REQUIRED WORK: Go through the data below and gather each line containing "this".

INFORMATION SHOWN:
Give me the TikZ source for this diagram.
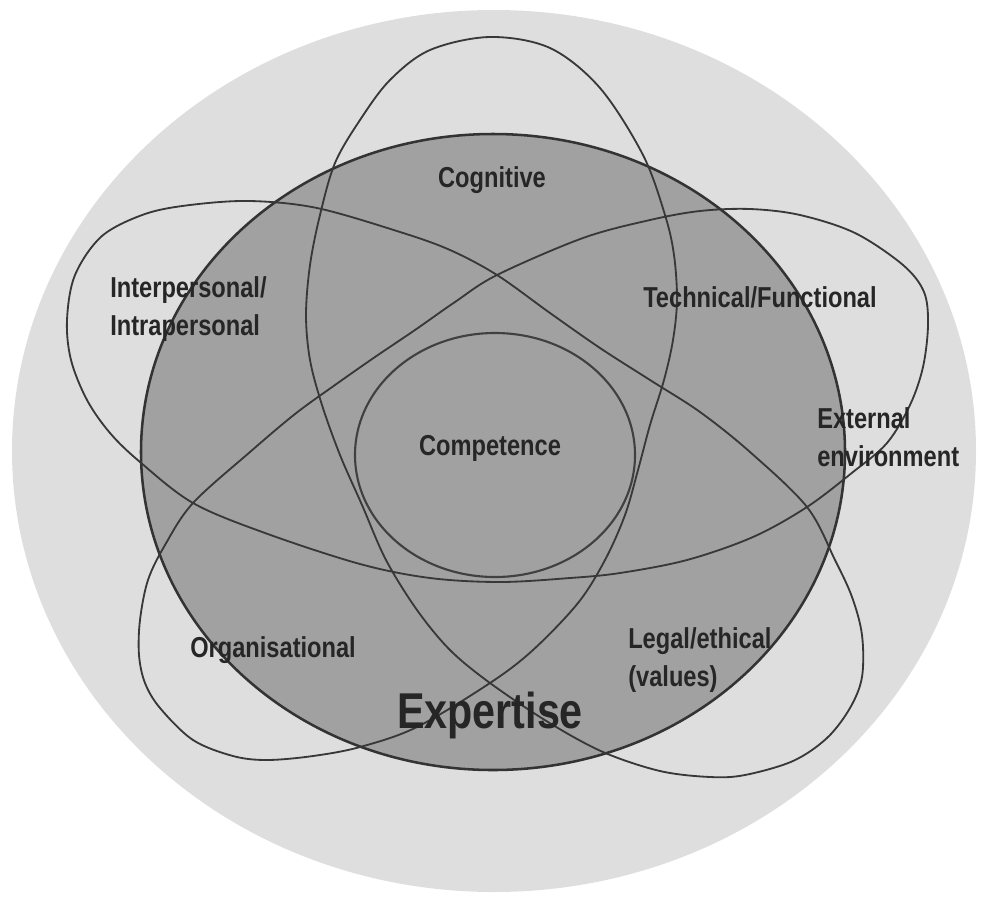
\documentclass[tikz,border=0pt]{standalone}
\usepackage{fontspec}
\usepackage{tikz}
\newfontfamily\labelfont{Liberation Sans}[FakeStretch=0.82]

\begin{document}
\begin{tikzpicture}[x=0.025cm,y=-0.025cm,
  lbl/.style={font=\labelfont\bfseries\fontsize{20.5}{26.5}\selectfont,inner sep=0pt,text=black!85},
  star/.style={draw=black!78,line width=1.3pt}]
\useasboundingbox (0,0) rectangle (986,896);
\fill[color=black!13] (494,451) circle (482 and 441);
\draw[fill=black!37,draw=black!80,line width=1.8pt] (493,452) circle (352 and 318);
\draw[draw=black!75,line width=1.5pt] (495,455) circle (140 and 122);
\draw[star] plot[smooth cycle,tension=0.55] coordinates {
  (490,37) (430,50) (390,80) (360,120) (335,163) (320,215) (310,265) (306,315)
  (310,360) (322,405) (340,455) (362,505) (386,560) (417,610) (450,650) (490,683)
  (548,722) (603,752) (660,771) (710,777) (745,775) (793,761) (827,738) (850,708)
  (862,677) (862,635) (852,597) (835,560) (807,507) (750,452) (700,412) (650,380)
  (600,348) (550,313) (497,275) (450,250) (400,232) (317,208) (250,201) (190,205)
  (145,214) (102,236) (75,275) (67,320) (71,360) (87,400) (110,433) (140,462)
  (193,503) (265,533) (360,564) (430,578) (500,582) (570,578) (620,573) (687,560)
  (753,537) (807,507) (853,472) (887,443) (910,405) (923,367) (928,325) (924,292)
  (903,265) (855,233) (800,215) (750,209) (700,211) (650,220) (583,238) (497,275)
  (455,302) (415,330) (375,357) (335,385) (295,414) (250,452) (193,503) (165,545)
  (148,580) (140,620) (139,655) (145,683) (160,708) (193,740) (233,756) (267,760)
  (313,756) (360,747) (417,727) (490,683) (533,650) (578,603) (605,560) (625,515)
  (638,470) (650,425) (664,380) (673,340) (677,300) (674,255) (665,215) (643,155)
  (600,88) (550,48)};
\node[lbl,anchor=base] (cognitive) at (492,187) {Cognitive};
\node[lbl,anchor=base west,align=left] (interpersonal) at (110,335) {Interpersonal/\\Intrapersonal};
\node[lbl,anchor=base west] (technical) at (643,307) {Technical/Functional};
\node[lbl,anchor=base west,align=left] (external) at (817,466) {External\\environment};
\node[lbl,anchor=base] (competence) at (490,455) {Competence};
\node[lbl,anchor=base west] (organisational) at (190,657) {Organisational};
\node[lbl,anchor=base west,align=left] (legal) at (628,686) {Legal/ethical\\(values)};
\node[lbl,anchor=base,font=\labelfont\bfseries\fontsize{35.8}{40}\selectfont] (expertise) at (490,728) {Expertise};
\end{tikzpicture}
\end{document}
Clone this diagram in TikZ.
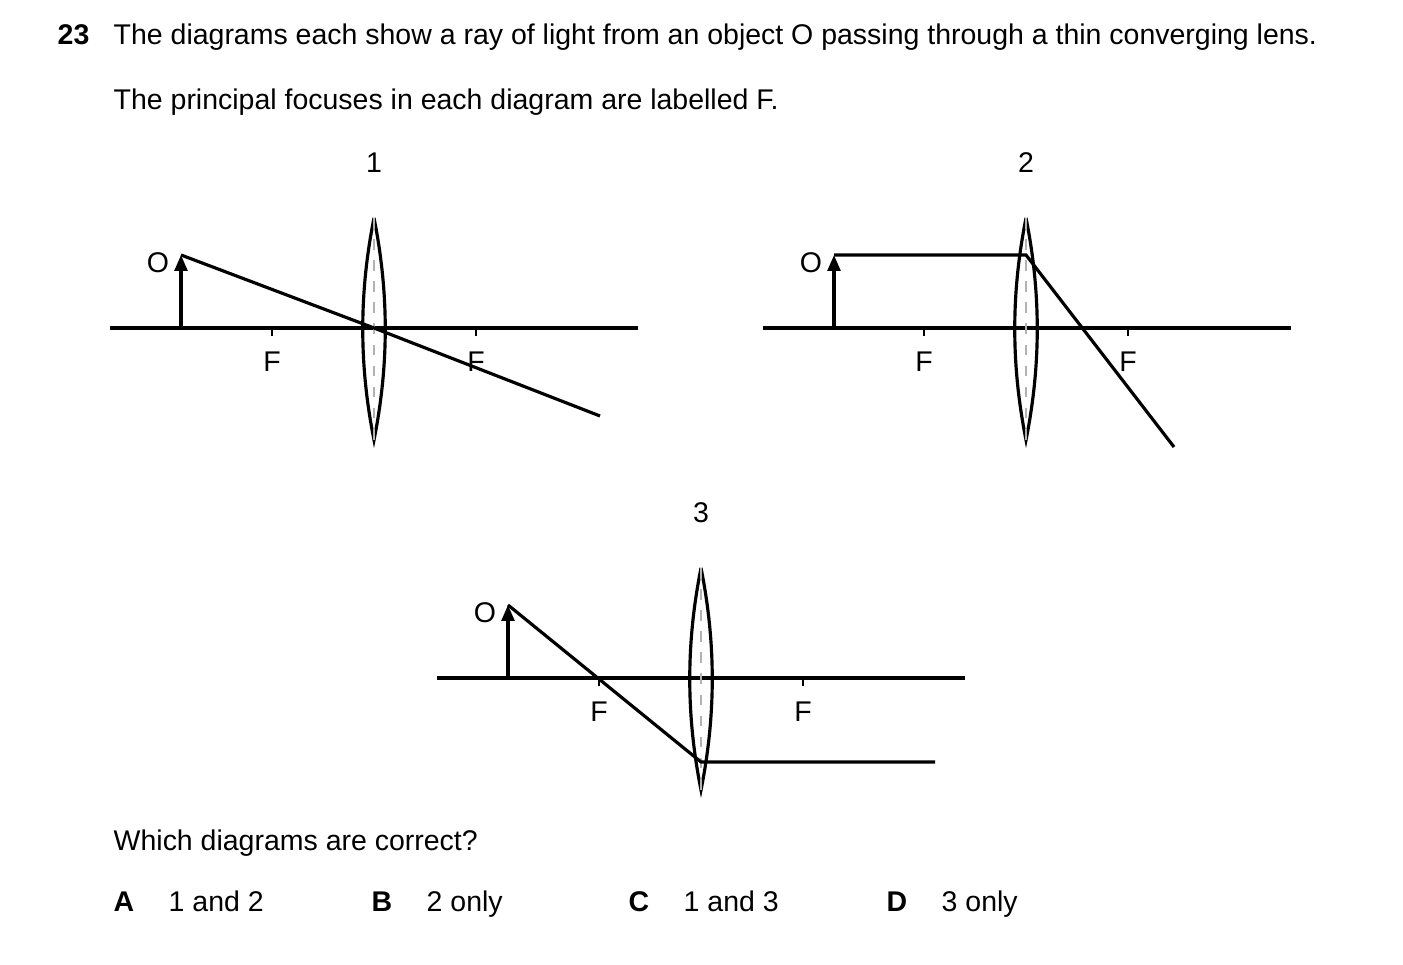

ANSWER IN FULL:
Give me the TikZ source for this diagram.
Clone this diagram in TikZ.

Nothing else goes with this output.